Ghana has declined in the latest Stanbic Bank Africa Trade Barometer (SB ATB) rankings, highlighting growing trade challenges in the country.
According to the report, Ghana slipped from 3rd place in May 2023 to 7th in August 2024. This marks a significant drop from its near-top position in September 2022, indicating deteriorating perceptions of trade-related factors such as border efficiency, infrastructure quality, access to finance and governance.
The report points to specific weaknesses, particularly in the quality of infrastructure and Customs processes, as key contributors to Ghana’s poor performance. The country’s infrastructure index fell from 46 in May 2023 to 41 in August 2024, reflecting declining perceptions of trade-related infrastructure like telecommunications, roads and power supply.

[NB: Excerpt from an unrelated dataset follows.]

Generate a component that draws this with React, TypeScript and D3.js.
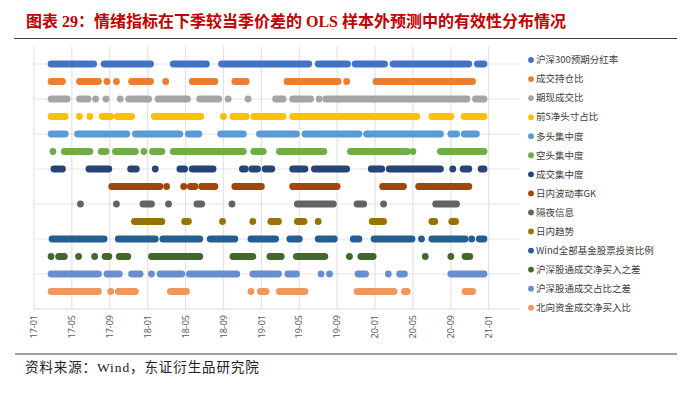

“The ongoing power supply issues and telecom disruptions have made trade logistics difficult, further impacting business operations,” the report stated, referencing a representative from the Association of Small Scale Industries.

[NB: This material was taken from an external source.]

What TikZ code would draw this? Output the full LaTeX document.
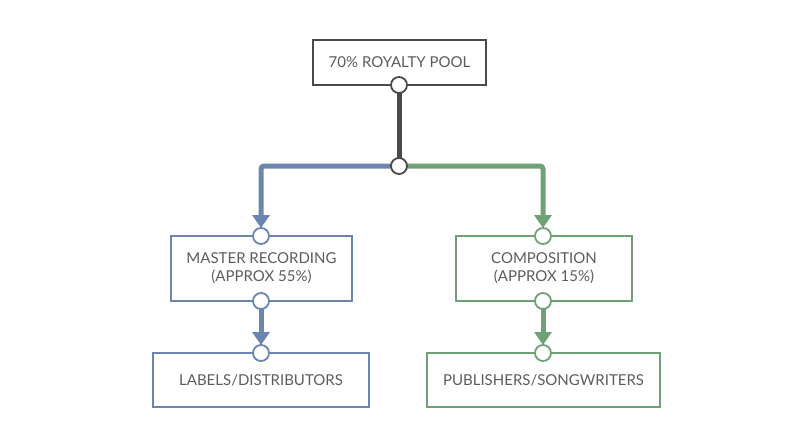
\documentclass[tikz,border=0pt]{standalone}
\usepackage{fontspec}
\setmainfont{Lato}
\usetikzlibrary{arrows.meta}
\definecolor{bl}{HTML}{6A85AE}
\definecolor{gr}{HTML}{6FA177}
\definecolor{dk}{HTML}{4A4A4A}
\begin{document}
\begin{tikzpicture}[x=1pt,y=-1pt,
  box/.style={draw=#1,line width=1.4pt,inner sep=0pt,font=\fontsize{15}{18}\selectfont,text=dk!90,align=center},
  dot/.style={circle,draw=#1,fill=white,line width=1.8pt,minimum size=16pt,inner sep=0pt},
  link/.style={draw=#1,line width=5pt},
  arr/.style={link=#1,-{Triangle[length=13pt,width=17pt]}}]
\useasboundingbox (0,0) rectangle (800,447);
\node[box=dk,minimum width=173pt,minimum height=45pt] (pool) at (399.5,62.5) {70\% ROYALTY POOL};
\node[box=bl,minimum width=181pt,minimum height=65pt] (mr) at (261.5,268.5) {MASTER RECORDING\\(APPROX 55\%)};
\node[box=gr,minimum width=176pt,minimum height=65pt] (co) at (544,268.5) {COMPOSITION\\(APPROX 15\%)};
\node[box=bl,minimum width=216pt,minimum height=54pt] (lab) at (261,380) {LABELS/DISTRIBUTORS};
\node[box=gr,minimum width=233pt,minimum height=54pt] (pub) at (543.5,380) {PUBLISHERS/SONGWRITERS};
\coordinate (d0) at (399,85);
\coordinate (j) at (399,166);
\coordinate (ctl) at (261,166);
\coordinate (ctr) at (543,166);
\coordinate (m1) at (261,228);
\coordinate (m2) at (261,301);
\coordinate (l1) at (261,345);
\coordinate (c1) at (543,228);
\coordinate (c2) at (543,301);
\coordinate (p1) at (543,345);
\draw[link=dk] (d0) -- (j);
\draw[arr=bl,rounded corners=3pt] (j) -- (ctl) -- (m1);
\draw[arr=gr,rounded corners=3pt] (j) -- (ctr) -- (c1);
\draw[arr=bl] (m2) -- (l1);
\draw[arr=gr] (c2) -- (p1);
\node[dot=dk] (d0c) at (d0) {};
\node[dot=dk] (jc) at (j) {};
\node[dot=bl] (m1c) at (261,236) {};
\node[dot=bl] (m2c) at (m2) {};
\node[dot=bl] (l1c) at (261,353) {};
\node[dot=gr] (c1c) at (543,236) {};
\node[dot=gr] (c2c) at (c2) {};
\node[dot=gr] (p1c) at (543,353) {};
\end{tikzpicture}
\end{document}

Businesses highlighted the weeks of internet disruptions, due to damaged undersea cables, as further complicating trade activities.
In terms of governance, businesses expressed dissatisfaction with government support for cross-border trade. The government support index dropped from 48 to 45, driven by concerns about high taxation and unclear Customs regulations. Many businesses reported unexpected taxes and delays at border points, leading to higher costs and extended waiting times.
“Unexpected taxes and lack of clear guidance on Customs duties make it difficult to plan and execute trade activities effectively,” they noted as a concern raised.
This growing frustration has prompted calls for more transparent policies and reduced tax burdens to facilitate smoother trade operations.
Despite these challenges, the report identified some positive developments. Improvements were noted in the areas of import and export revenue growth, credit terms and business confidence. Ghana’s business confidence index rose significantly to 55 in August 2024 from 47 in May 2023, indicating growing optimism among businesses. This increase in confidence is partly attributed to government’s ongoing economic reforms and stabilisation efforts under the International Monetary Fund (IMF) programme that aims to restructure debt and reform fiscal policies.
Access to finance remains a critical issue for businesses in Ghana, particularly for small- and medium-sized enterprises (SMEs). The report highlights a decline in the access to credit index, falling from 39 in May 2023 to 37 in August 2024. High-interest rates, currently around 30 percent, have made traditional borrowing difficult for many businesses.
On the trade front, there were mixed outcomes. While Ghana’s trade openness index decreased from 52 to 48, indicating rising barriers to trade, there was a noted increase in the percentage of businesses importing inputs, particularly, from Asia. Imports from China are expected to rise, bolstered by strengthened economic ties following recent cooperation agreements.
“China offers affordability, availability and quick delivery, making it a preferred source for imports,” the report highlighted – referencing a representative from the National Development Planning Commission.
Additionally, 80 percent of surveyed businesses expect their export volumes to increase in coming years, reflecting cautious optimism about future trade growth.
The report also touched on ongoing efforts to stabilise the economy through the IMF’s US$3billion Extended Credit Facility programme, which aims to support fiscal consolidation and economic reforms. Inflation, while still high at 22.1 percent as of October 2024, is projected to decline gradually as policy measures take effect. The anticipated stabilisation of macroeconomic conditions is expected to provide a more predictable environment for traders, aiding in the recovery of Ghana’s trade performance.
The Barometer highlights both persistent challenges and emerging opportunities within Ghana’s trade landscape. While issues like infrastructure quality, access to finance and government support need urgent attention, improvements in business confidence and trade revenue growth offer a glimmer of hope.
The ongoing economic reforms and enhanced international trade relations are seen as critical drivers for reversing the recent decline and improving Ghana’s position in future trade rankings.